Among the entries below, find the lines with "this" and copy them.

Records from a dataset
************

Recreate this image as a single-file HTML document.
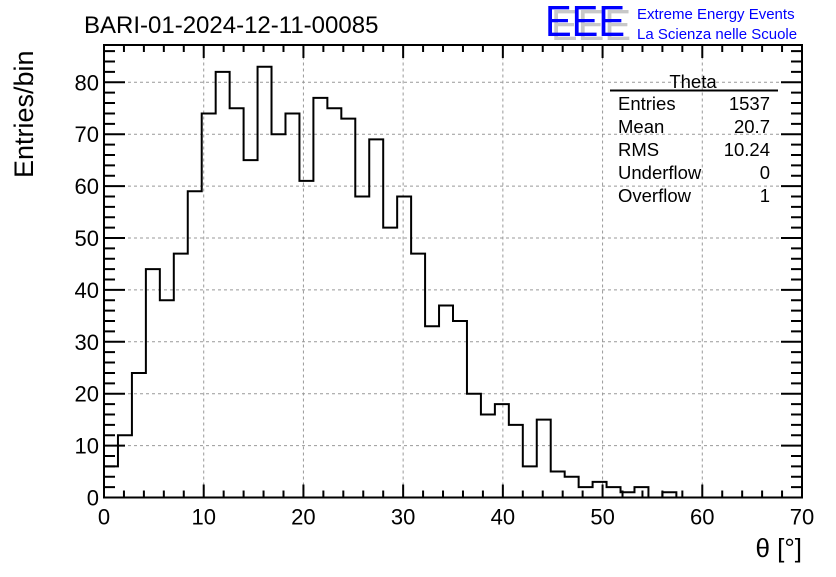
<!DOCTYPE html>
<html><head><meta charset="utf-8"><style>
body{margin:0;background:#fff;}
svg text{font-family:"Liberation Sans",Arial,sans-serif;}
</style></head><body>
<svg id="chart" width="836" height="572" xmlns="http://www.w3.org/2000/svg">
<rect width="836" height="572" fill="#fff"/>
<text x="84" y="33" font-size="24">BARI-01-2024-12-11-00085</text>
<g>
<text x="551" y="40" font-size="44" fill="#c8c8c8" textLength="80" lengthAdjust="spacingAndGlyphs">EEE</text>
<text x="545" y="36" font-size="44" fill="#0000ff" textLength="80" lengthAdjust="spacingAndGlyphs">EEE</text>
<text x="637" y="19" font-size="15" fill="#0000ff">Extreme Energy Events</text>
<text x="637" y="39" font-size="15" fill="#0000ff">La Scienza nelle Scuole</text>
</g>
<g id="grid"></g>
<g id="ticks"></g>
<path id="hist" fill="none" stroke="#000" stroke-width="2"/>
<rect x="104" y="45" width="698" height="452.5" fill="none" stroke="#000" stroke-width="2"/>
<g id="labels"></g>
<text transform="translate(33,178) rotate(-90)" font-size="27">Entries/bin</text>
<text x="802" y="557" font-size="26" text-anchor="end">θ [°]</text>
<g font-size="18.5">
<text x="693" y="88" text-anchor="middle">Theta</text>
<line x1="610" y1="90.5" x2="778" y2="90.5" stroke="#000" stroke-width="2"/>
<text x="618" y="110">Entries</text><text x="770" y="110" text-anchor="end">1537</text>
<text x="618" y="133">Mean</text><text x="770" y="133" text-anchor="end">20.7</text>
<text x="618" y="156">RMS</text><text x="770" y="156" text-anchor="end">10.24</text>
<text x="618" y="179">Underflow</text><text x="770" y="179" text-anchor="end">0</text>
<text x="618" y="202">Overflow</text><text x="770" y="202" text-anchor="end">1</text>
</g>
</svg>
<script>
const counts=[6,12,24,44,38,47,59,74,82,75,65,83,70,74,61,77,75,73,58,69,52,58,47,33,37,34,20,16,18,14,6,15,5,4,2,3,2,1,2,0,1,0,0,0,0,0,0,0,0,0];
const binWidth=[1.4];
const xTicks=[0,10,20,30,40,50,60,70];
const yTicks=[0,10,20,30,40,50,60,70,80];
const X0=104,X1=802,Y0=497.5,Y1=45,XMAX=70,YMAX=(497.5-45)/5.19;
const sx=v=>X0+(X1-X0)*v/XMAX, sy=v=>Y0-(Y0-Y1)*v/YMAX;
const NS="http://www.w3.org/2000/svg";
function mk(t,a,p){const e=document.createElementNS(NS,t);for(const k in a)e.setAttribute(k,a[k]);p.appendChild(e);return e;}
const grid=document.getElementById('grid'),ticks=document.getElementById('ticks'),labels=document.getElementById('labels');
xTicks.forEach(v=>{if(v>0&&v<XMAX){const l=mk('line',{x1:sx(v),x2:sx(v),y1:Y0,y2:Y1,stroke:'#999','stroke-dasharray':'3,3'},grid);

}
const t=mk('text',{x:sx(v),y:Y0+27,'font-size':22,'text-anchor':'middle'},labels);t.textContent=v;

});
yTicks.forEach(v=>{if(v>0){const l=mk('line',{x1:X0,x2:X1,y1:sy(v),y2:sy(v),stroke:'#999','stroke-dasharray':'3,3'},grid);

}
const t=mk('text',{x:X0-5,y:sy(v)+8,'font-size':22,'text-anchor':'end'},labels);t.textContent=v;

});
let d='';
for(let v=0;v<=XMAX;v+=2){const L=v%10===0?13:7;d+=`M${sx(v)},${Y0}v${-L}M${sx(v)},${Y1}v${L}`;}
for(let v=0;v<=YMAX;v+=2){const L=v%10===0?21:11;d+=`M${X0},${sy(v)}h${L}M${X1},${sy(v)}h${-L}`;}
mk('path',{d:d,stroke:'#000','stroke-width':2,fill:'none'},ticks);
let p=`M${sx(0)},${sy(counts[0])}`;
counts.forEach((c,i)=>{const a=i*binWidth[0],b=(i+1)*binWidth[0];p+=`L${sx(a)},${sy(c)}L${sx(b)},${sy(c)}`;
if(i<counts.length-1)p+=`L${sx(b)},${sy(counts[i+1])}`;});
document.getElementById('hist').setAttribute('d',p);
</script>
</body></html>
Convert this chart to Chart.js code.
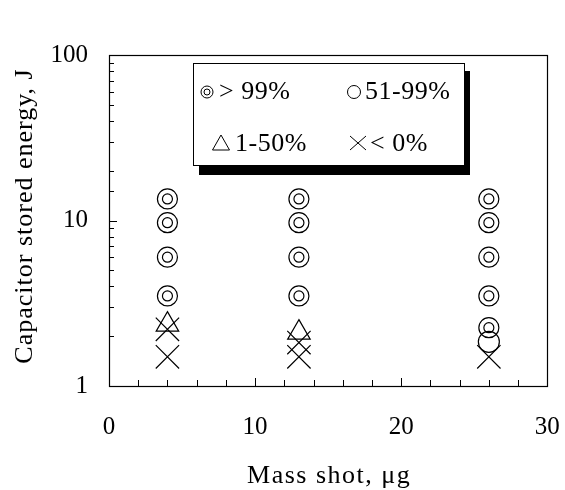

************

§ Answer
Recreate this image as a single-file HTML document.
Convert this chart to Chart.js code.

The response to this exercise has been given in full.